**DIRECTIONS**:
Extract the records below word for word and ignore the images.
** Start of DATASET EXCERPTS **
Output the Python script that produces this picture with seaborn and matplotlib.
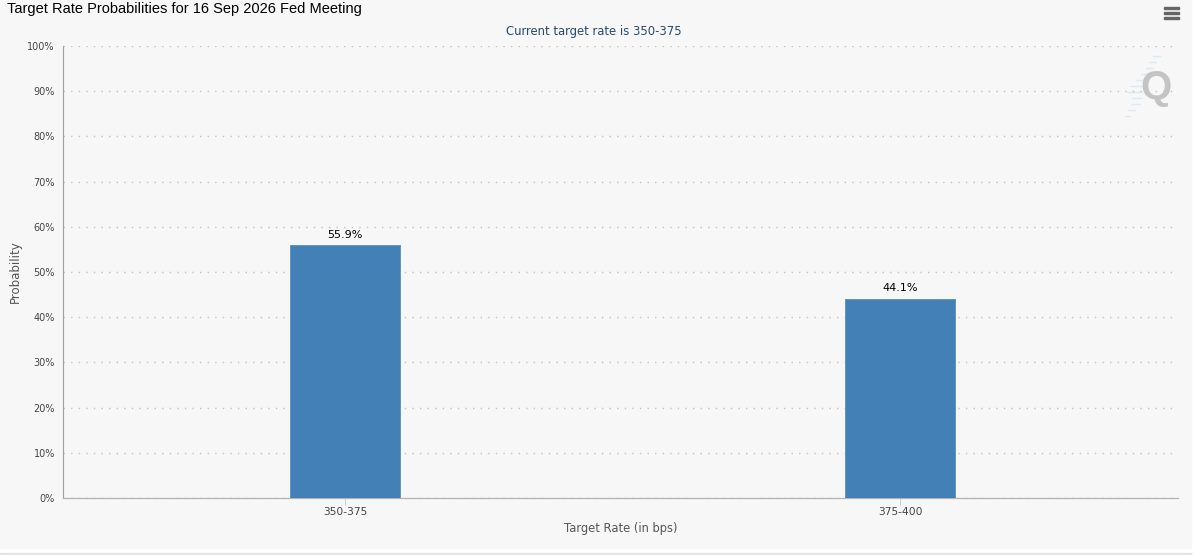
import matplotlib
matplotlib.use('Agg')
import matplotlib.pyplot as plt
from matplotlib.patches import Rectangle
from matplotlib.lines import Line2D
from matplotlib.ticker import FuncFormatter
import pandas as pd
import seaborn as sns

rates = ['350-375', '375-400']
probs = [55.9, 44.1]
yticks = [0, 10, 20, 30, 40, 50, 60, 70, 80, 90, 100]

W, H = 1200, 555
bg = '#f7f7f7'

sns.set_theme(style='white')
plt.rcParams['font.family'] = ['DejaVu Sans']

df = pd.DataFrame({'rate': rates, 'prob': probs})

fig = plt.figure(figsize=(W / 100, H / 100), dpi=100, facecolor='white')
fig.add_artist(Rectangle((0, 7 / H), 1191 / W, 548 / H, transform=fig.transFigure, color=bg, zorder=-5))
fig.add_artist(Rectangle((0, 0), 1191 / W, 2 / H, transform=fig.transFigure, color='#e4e4e4', zorder=-5))
ax = fig.add_axes([62.5 / W, (H - 498) / H, (1178 - 62.5) / W, 452 / H])
ax.patch.set_alpha(0)

sns.barplot(data=df, x='rate', y='prob', color='#4380b6', saturation=1, width=0.198, ax=ax, zorder=3)
for b in ax.patches:
    b.set_edgecolor('#5f95c6')
    b.set_linewidth(0.7)

ax.set_xlim(-0.5086, 1.5005)
ax.set_ylim(0, 100)
ax.set_yticks(yticks)
ax.yaxis.set_major_formatter(FuncFormatter(lambda v, p: f'{v:.0f}%'))
ax.grid(axis='y', color='#c4c4c4', linestyle=(0, (1, 4.2)), linewidth=1.05, zorder=0)
ax.set_axisbelow(True)
ax.tick_params(axis='y', length=0, pad=5.5, labelsize=7, labelcolor='#444444')
ax.tick_params(axis='x', length=5, width=0.7, color='#c0d0e0', bottom=True, pad=1.5, labelsize=7.7, labelcolor='#444444')

for s in ['top', 'right']:
    ax.spines[s].set_visible(False)
ax.spines['left'].set_color('#a0a0a0')
ax.spines['left'].set_linewidth(0.8)
ax.spines['bottom'].set_color('#b4b4b4')
ax.spines['bottom'].set_linewidth(0.9)

ax.set_xlabel('Target Rate (in bps)', fontsize=8.3, color='#555555', labelpad=3.5)
ax.set_ylabel('Probability', fontsize=8.5, color='#555555', labelpad=0)
ax.yaxis.set_label_coords((22 - 62.5) / (1178 - 62.5), 0.5)

for i, p in enumerate(probs):
    ax.annotate(f'{p}%', (i, p), xytext=(0, 4), textcoords='offset points', ha='center', va='bottom',
                fontsize=8, color='black')

fig.text(7 / W, 1 - 9 / H, 'Target Rate Probabilities for 16 Sep 2026 Fed Meeting', family='Liberation Sans',
         fontsize=10.5, color='black', ha='left', va='center')
fig.text(594 / W, 1 - 32 / H, 'Current target rate is 350-375', fontsize=8.4, color='#274b6d', ha='center', va='center')

# watermark
for y0, x0, x1 in [(56, 1153, 1160), (62, 1150, 1156), (68, 1146, 1153), (74, 1141, 1149), (80, 1136, 1146),
                   (86, 1130, 1144), (92, 1127, 1142), (98, 1132, 1142), (104, 1131, 1140), (110, 1128, 1135),
                   (116, 1125, 1130)]:
    fig.add_artist(Line2D([x0 / W, x1 / W], [1 - y0 / H, 1 - y0 / H], color='#dceaf4', linewidth=1, zorder=-1))
fig.text(1156 / W, 1 - 88 / H, 'Q', family='Liberation Sans', fontweight='bold', fontsize=29, color='#c4c4c4',
         ha='center', va='center')

# menu icon
for y in [8, 13, 18]:
    fig.add_artist(Rectangle((1164 / W, 1 - (y + 1) / H), 15 / W, 2 / H, transform=fig.transFigure, color='#666666'))

fig.savefig('out.png', dpi=100, facecolor=fig.get_facecolor())
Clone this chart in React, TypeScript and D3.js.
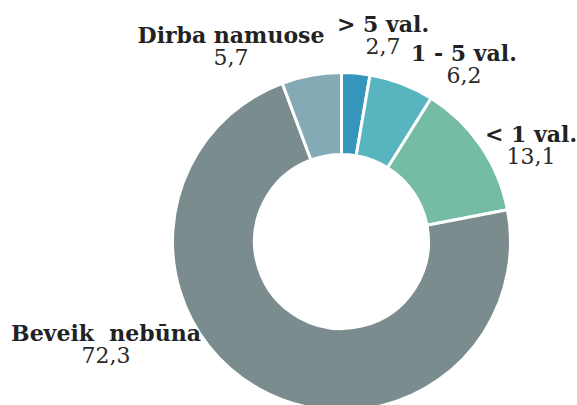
import React from "react";
import * as d3 from "d3";

const categories = ["> 5 val.", "1 - 5 val.", "< 1 val.", "Beveik  nebūna", "Dirba namuose"];
const values = [2.7, 6.2, 13.1, 72.3, 5.7];
const valueLabels = ["2,7", "6,2", "13,1", "72,3", "5,7"];
const colors = ["#3595bc", "#58b5c0", "#74bca6", "#7b8c8e", "#84abb5"];

// label anchor points (centre x, baseline of category line)
const labelPos: [number, number][] = [
  [383, 32],
  [464, 61],
  [531, 142],
  [106, 341],
  [231, 43],
];

const W = 577;
const H = 405;
const cx = 341.5;
const cy = 241.5;
const outerR = 169;
const innerR = 87;

export default function App() {
  const pie = d3
    .pie<number>()
    .sort(null)
    .value((d) => d)
    .startAngle(0)
    .endAngle(2 * Math.PI);
  const arcs = pie(values);
  const arcGen = d3.arc<d3.PieArcDatum<number>>().innerRadius(innerR).outerRadius(outerR);

  return (
    <svg
      width={W}
      height={H}
      style={{ position: "absolute", left: 0, top: 0, display: "block" }}
      fontFamily="'DejaVu Serif', 'Liberation Serif', serif"
    >
      <rect width={W} height={H} fill="#ffffff" />
      <g transform={`translate(${cx},${cy})`}>
        {arcs.map((a, i) => (
          <path key={i} d={arcGen(a) || ""} fill={colors[i]} stroke="#ffffff" strokeWidth={3} strokeLinejoin="round" />
        ))}
      </g>
      {categories.map((c, i) => (
        <g key={c}>
          <text
            x={labelPos[i][0]}
            y={labelPos[i][1]}
            textAnchor="middle"
            fontSize={22}
            fontWeight="bold"
            fill="#222222"
            style={{ whiteSpace: "pre" }}
          >
            {c}
          </text>
          <text
            x={labelPos[i][0]}
            y={labelPos[i][1] + 22}
            textAnchor="middle"
            fontSize={22}
            fill="#2a2a2a"
          >
            {valueLabels[i]}
          </text>
        </g>
      ))}
    </svg>
  );
}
** End of DATASET EXCERPTS **
**THE SOLUTION**:
Output the Python script that produces this picture with seaborn and matplotlib.
import matplotlib
matplotlib.use('Agg')
import matplotlib.pyplot as plt
from matplotlib.patches import Rectangle
from matplotlib.lines import Line2D
from matplotlib.ticker import FuncFormatter
import pandas as pd
import seaborn as sns

rates = ['350-375', '375-400']
probs = [55.9, 44.1]
yticks = [0, 10, 20, 30, 40, 50, 60, 70, 80, 90, 100]

W, H = 1200, 555
bg = '#f7f7f7'

sns.set_theme(style='white')
plt.rcParams['font.family'] = ['DejaVu Sans']

df = pd.DataFrame({'rate': rates, 'prob': probs})

fig = plt.figure(figsize=(W / 100, H / 100), dpi=100, facecolor='white')
fig.add_artist(Rectangle((0, 7 / H), 1191 / W, 548 / H, transform=fig.transFigure, color=bg, zorder=-5))
fig.add_artist(Rectangle((0, 0), 1191 / W, 2 / H, transform=fig.transFigure, color='#e4e4e4', zorder=-5))
ax = fig.add_axes([62.5 / W, (H - 498) / H, (1178 - 62.5) / W, 452 / H])
ax.patch.set_alpha(0)

sns.barplot(data=df, x='rate', y='prob', color='#4380b6', saturation=1, width=0.198, ax=ax, zorder=3)
for b in ax.patches:
    b.set_edgecolor('#5f95c6')
    b.set_linewidth(0.7)

ax.set_xlim(-0.5086, 1.5005)
ax.set_ylim(0, 100)
ax.set_yticks(yticks)
ax.yaxis.set_major_formatter(FuncFormatter(lambda v, p: f'{v:.0f}%'))
ax.grid(axis='y', color='#c4c4c4', linestyle=(0, (1, 4.2)), linewidth=1.05, zorder=0)
ax.set_axisbelow(True)
ax.tick_params(axis='y', length=0, pad=5.5, labelsize=7, labelcolor='#444444')
ax.tick_params(axis='x', length=5, width=0.7, color='#c0d0e0', bottom=True, pad=1.5, labelsize=7.7, labelcolor='#444444')

for s in ['top', 'right']:
    ax.spines[s].set_visible(False)
ax.spines['left'].set_color('#a0a0a0')
ax.spines['left'].set_linewidth(0.8)
ax.spines['bottom'].set_color('#b4b4b4')
ax.spines['bottom'].set_linewidth(0.9)

ax.set_xlabel('Target Rate (in bps)', fontsize=8.3, color='#555555', labelpad=3.5)
ax.set_ylabel('Probability', fontsize=8.5, color='#555555', labelpad=0)
ax.yaxis.set_label_coords((22 - 62.5) / (1178 - 62.5), 0.5)

for i, p in enumerate(probs):
    ax.annotate(f'{p}%', (i, p), xytext=(0, 4), textcoords='offset points', ha='center', va='bottom',
                fontsize=8, color='black')

fig.text(7 / W, 1 - 9 / H, 'Target Rate Probabilities for 16 Sep 2026 Fed Meeting', family='Liberation Sans',
         fontsize=10.5, color='black', ha='left', va='center')
fig.text(594 / W, 1 - 32 / H, 'Current target rate is 350-375', fontsize=8.4, color='#274b6d', ha='center', va='center')

# watermark
for y0, x0, x1 in [(56, 1153, 1160), (62, 1150, 1156), (68, 1146, 1153), (74, 1141, 1149), (80, 1136, 1146),
                   (86, 1130, 1144), (92, 1127, 1142), (98, 1132, 1142), (104, 1131, 1140), (110, 1128, 1135),
                   (116, 1125, 1130)]:
    fig.add_artist(Line2D([x0 / W, x1 / W], [1 - y0 / H, 1 - y0 / H], color='#dceaf4', linewidth=1, zorder=-1))
fig.text(1156 / W, 1 - 88 / H, 'Q', family='Liberation Sans', fontweight='bold', fontsize=29, color='#c4c4c4',
         ha='center', va='center')

# menu icon
for y in [8, 13, 18]:
    fig.add_artist(Rectangle((1164 / W, 1 - (y + 1) / H), 15 / W, 2 / H, transform=fig.transFigure, color='#666666'))

fig.savefig('out.png', dpi=100, facecolor=fig.get_facecolor())
Clone this chart in React, TypeScript and D3.js.
import React from "react";
import * as d3 from "d3";

const categories = ["> 5 val.", "1 - 5 val.", "< 1 val.", "Beveik  nebūna", "Dirba namuose"];
const values = [2.7, 6.2, 13.1, 72.3, 5.7];
const valueLabels = ["2,7", "6,2", "13,1", "72,3", "5,7"];
const colors = ["#3595bc", "#58b5c0", "#74bca6", "#7b8c8e", "#84abb5"];

// label anchor points (centre x, baseline of category line)
const labelPos: [number, number][] = [
  [383, 32],
  [464, 61],
  [531, 142],
  [106, 341],
  [231, 43],
];

const W = 577;
const H = 405;
const cx = 341.5;
const cy = 241.5;
const outerR = 169;
const innerR = 87;

export default function App() {
  const pie = d3
    .pie<number>()
    .sort(null)
    .value((d) => d)
    .startAngle(0)
    .endAngle(2 * Math.PI);
  const arcs = pie(values);
  const arcGen = d3.arc<d3.PieArcDatum<number>>().innerRadius(innerR).outerRadius(outerR);

  return (
    <svg
      width={W}
      height={H}
      style={{ position: "absolute", left: 0, top: 0, display: "block" }}
      fontFamily="'DejaVu Serif', 'Liberation Serif', serif"
    >
      <rect width={W} height={H} fill="#ffffff" />
      <g transform={`translate(${cx},${cy})`}>
        {arcs.map((a, i) => (
          <path key={i} d={arcGen(a) || ""} fill={colors[i]} stroke="#ffffff" strokeWidth={3} strokeLinejoin="round" />
        ))}
      </g>
      {categories.map((c, i) => (
        <g key={c}>
          <text
            x={labelPos[i][0]}
            y={labelPos[i][1]}
            textAnchor="middle"
            fontSize={22}
            fontWeight="bold"
            fill="#222222"
            style={{ whiteSpace: "pre" }}
          >
            {c}
          </text>
          <text
            x={labelPos[i][0]}
            y={labelPos[i][1] + 22}
            textAnchor="middle"
            fontSize={22}
            fill="#2a2a2a"
          >
            {valueLabels[i]}
          </text>
        </g>
      ))}
    </svg>
  );
}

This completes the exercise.